Objective =
Will you output the entries below exactly, skipping every image they contain?

□ □ □

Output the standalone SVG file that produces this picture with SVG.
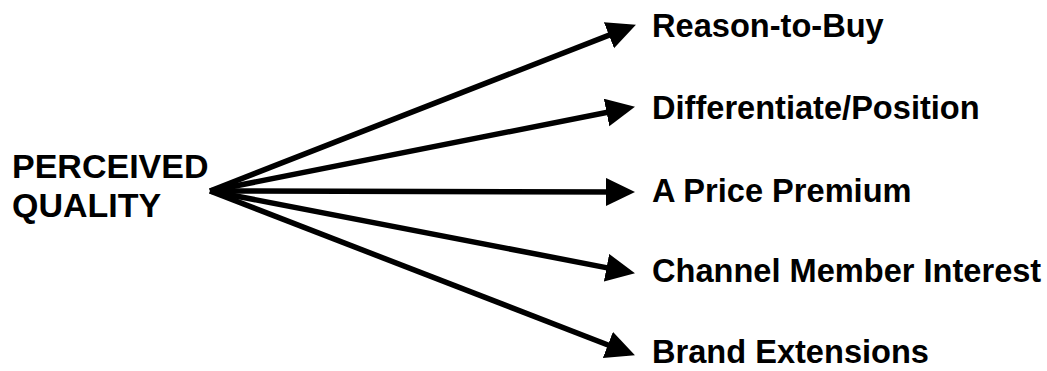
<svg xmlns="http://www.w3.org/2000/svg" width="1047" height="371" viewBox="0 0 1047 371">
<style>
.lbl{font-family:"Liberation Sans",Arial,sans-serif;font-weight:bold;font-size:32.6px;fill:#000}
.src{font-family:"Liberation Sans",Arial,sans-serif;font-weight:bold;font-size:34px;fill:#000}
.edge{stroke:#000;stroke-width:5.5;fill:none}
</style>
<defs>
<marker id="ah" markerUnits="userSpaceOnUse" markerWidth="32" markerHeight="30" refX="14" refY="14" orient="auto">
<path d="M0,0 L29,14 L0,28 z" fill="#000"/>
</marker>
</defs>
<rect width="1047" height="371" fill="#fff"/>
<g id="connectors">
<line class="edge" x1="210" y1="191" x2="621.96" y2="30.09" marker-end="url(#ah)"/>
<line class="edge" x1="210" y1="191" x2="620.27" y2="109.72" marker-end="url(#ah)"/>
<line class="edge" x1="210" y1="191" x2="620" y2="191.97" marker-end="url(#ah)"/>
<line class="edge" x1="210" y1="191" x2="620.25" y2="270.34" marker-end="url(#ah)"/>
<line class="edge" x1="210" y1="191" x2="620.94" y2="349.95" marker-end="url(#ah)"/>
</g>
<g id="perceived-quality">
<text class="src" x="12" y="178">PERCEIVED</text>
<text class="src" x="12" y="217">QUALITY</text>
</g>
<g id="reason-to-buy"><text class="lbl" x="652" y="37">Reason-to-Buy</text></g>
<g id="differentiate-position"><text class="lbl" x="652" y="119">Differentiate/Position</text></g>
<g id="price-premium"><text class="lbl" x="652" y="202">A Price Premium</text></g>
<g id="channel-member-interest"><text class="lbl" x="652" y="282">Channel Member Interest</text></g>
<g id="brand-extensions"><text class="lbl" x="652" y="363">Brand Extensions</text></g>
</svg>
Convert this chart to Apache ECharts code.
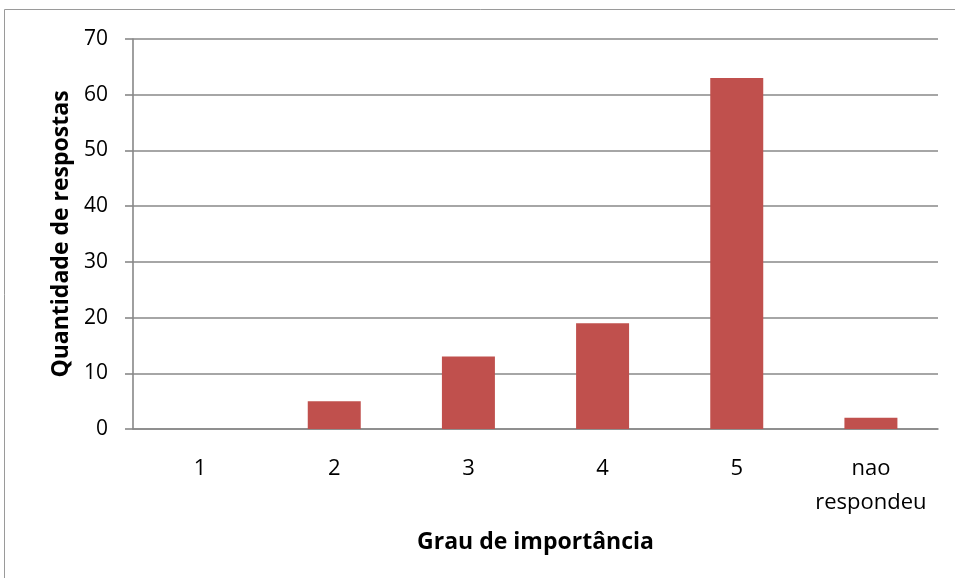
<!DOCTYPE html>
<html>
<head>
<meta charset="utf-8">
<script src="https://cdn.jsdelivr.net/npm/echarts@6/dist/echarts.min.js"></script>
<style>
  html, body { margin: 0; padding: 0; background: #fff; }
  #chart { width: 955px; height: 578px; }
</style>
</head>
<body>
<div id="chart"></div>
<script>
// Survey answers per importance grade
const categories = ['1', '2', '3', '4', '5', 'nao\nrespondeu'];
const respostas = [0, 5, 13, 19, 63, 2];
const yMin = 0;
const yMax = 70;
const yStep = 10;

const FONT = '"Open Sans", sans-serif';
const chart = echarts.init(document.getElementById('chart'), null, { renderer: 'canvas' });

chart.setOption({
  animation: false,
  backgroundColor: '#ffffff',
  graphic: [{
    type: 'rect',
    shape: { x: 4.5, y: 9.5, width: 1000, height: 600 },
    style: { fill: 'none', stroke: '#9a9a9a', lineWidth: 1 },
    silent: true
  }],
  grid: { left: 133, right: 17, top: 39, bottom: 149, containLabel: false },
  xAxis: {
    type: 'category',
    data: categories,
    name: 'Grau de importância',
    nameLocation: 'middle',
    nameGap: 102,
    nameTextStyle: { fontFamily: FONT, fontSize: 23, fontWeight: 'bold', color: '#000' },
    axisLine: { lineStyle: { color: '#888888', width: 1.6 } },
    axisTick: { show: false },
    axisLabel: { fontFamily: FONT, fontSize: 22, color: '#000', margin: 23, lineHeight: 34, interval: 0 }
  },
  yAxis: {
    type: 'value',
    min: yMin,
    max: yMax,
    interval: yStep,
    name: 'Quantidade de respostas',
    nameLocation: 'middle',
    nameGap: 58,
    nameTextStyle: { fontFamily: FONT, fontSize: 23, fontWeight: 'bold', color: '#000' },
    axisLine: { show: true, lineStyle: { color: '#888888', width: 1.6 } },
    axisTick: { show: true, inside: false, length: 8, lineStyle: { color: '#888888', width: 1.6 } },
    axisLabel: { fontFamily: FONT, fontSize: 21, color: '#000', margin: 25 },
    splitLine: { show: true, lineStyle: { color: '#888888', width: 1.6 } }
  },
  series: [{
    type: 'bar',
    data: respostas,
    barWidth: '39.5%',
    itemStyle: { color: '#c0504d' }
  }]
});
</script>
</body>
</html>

□ □ □

Exercise solution =
Output the standalone SVG file that produces this picture with SVG.
<svg xmlns="http://www.w3.org/2000/svg" width="1047" height="371" viewBox="0 0 1047 371">
<style>
.lbl{font-family:"Liberation Sans",Arial,sans-serif;font-weight:bold;font-size:32.6px;fill:#000}
.src{font-family:"Liberation Sans",Arial,sans-serif;font-weight:bold;font-size:34px;fill:#000}
.edge{stroke:#000;stroke-width:5.5;fill:none}
</style>
<defs>
<marker id="ah" markerUnits="userSpaceOnUse" markerWidth="32" markerHeight="30" refX="14" refY="14" orient="auto">
<path d="M0,0 L29,14 L0,28 z" fill="#000"/>
</marker>
</defs>
<rect width="1047" height="371" fill="#fff"/>
<g id="connectors">
<line class="edge" x1="210" y1="191" x2="621.96" y2="30.09" marker-end="url(#ah)"/>
<line class="edge" x1="210" y1="191" x2="620.27" y2="109.72" marker-end="url(#ah)"/>
<line class="edge" x1="210" y1="191" x2="620" y2="191.97" marker-end="url(#ah)"/>
<line class="edge" x1="210" y1="191" x2="620.25" y2="270.34" marker-end="url(#ah)"/>
<line class="edge" x1="210" y1="191" x2="620.94" y2="349.95" marker-end="url(#ah)"/>
</g>
<g id="perceived-quality">
<text class="src" x="12" y="178">PERCEIVED</text>
<text class="src" x="12" y="217">QUALITY</text>
</g>
<g id="reason-to-buy"><text class="lbl" x="652" y="37">Reason-to-Buy</text></g>
<g id="differentiate-position"><text class="lbl" x="652" y="119">Differentiate/Position</text></g>
<g id="price-premium"><text class="lbl" x="652" y="202">A Price Premium</text></g>
<g id="channel-member-interest"><text class="lbl" x="652" y="282">Channel Member Interest</text></g>
<g id="brand-extensions"><text class="lbl" x="652" y="363">Brand Extensions</text></g>
</svg>
Convert this chart to Apache ECharts code.
<!DOCTYPE html>
<html>
<head>
<meta charset="utf-8">
<script src="https://cdn.jsdelivr.net/npm/echarts@6/dist/echarts.min.js"></script>
<style>
  html, body { margin: 0; padding: 0; background: #fff; }
  #chart { width: 955px; height: 578px; }
</style>
</head>
<body>
<div id="chart"></div>
<script>
// Survey answers per importance grade
const categories = ['1', '2', '3', '4', '5', 'nao\nrespondeu'];
const respostas = [0, 5, 13, 19, 63, 2];
const yMin = 0;
const yMax = 70;
const yStep = 10;

const FONT = '"Open Sans", sans-serif';
const chart = echarts.init(document.getElementById('chart'), null, { renderer: 'canvas' });

chart.setOption({
  animation: false,
  backgroundColor: '#ffffff',
  graphic: [{
    type: 'rect',
    shape: { x: 4.5, y: 9.5, width: 1000, height: 600 },
    style: { fill: 'none', stroke: '#9a9a9a', lineWidth: 1 },
    silent: true
  }],
  grid: { left: 133, right: 17, top: 39, bottom: 149, containLabel: false },
  xAxis: {
    type: 'category',
    data: categories,
    name: 'Grau de importância',
    nameLocation: 'middle',
    nameGap: 102,
    nameTextStyle: { fontFamily: FONT, fontSize: 23, fontWeight: 'bold', color: '#000' },
    axisLine: { lineStyle: { color: '#888888', width: 1.6 } },
    axisTick: { show: false },
    axisLabel: { fontFamily: FONT, fontSize: 22, color: '#000', margin: 23, lineHeight: 34, interval: 0 }
  },
  yAxis: {
    type: 'value',
    min: yMin,
    max: yMax,
    interval: yStep,
    name: 'Quantidade de respostas',
    nameLocation: 'middle',
    nameGap: 58,
    nameTextStyle: { fontFamily: FONT, fontSize: 23, fontWeight: 'bold', color: '#000' },
    axisLine: { show: true, lineStyle: { color: '#888888', width: 1.6 } },
    axisTick: { show: true, inside: false, length: 8, lineStyle: { color: '#888888', width: 1.6 } },
    axisLabel: { fontFamily: FONT, fontSize: 21, color: '#000', margin: 25 },
    splitLine: { show: true, lineStyle: { color: '#888888', width: 1.6 } }
  },
  series: [{
    type: 'bar',
    data: respostas,
    barWidth: '39.5%',
    itemStyle: { color: '#c0504d' }
  }]
});
</script>
</body>
</html>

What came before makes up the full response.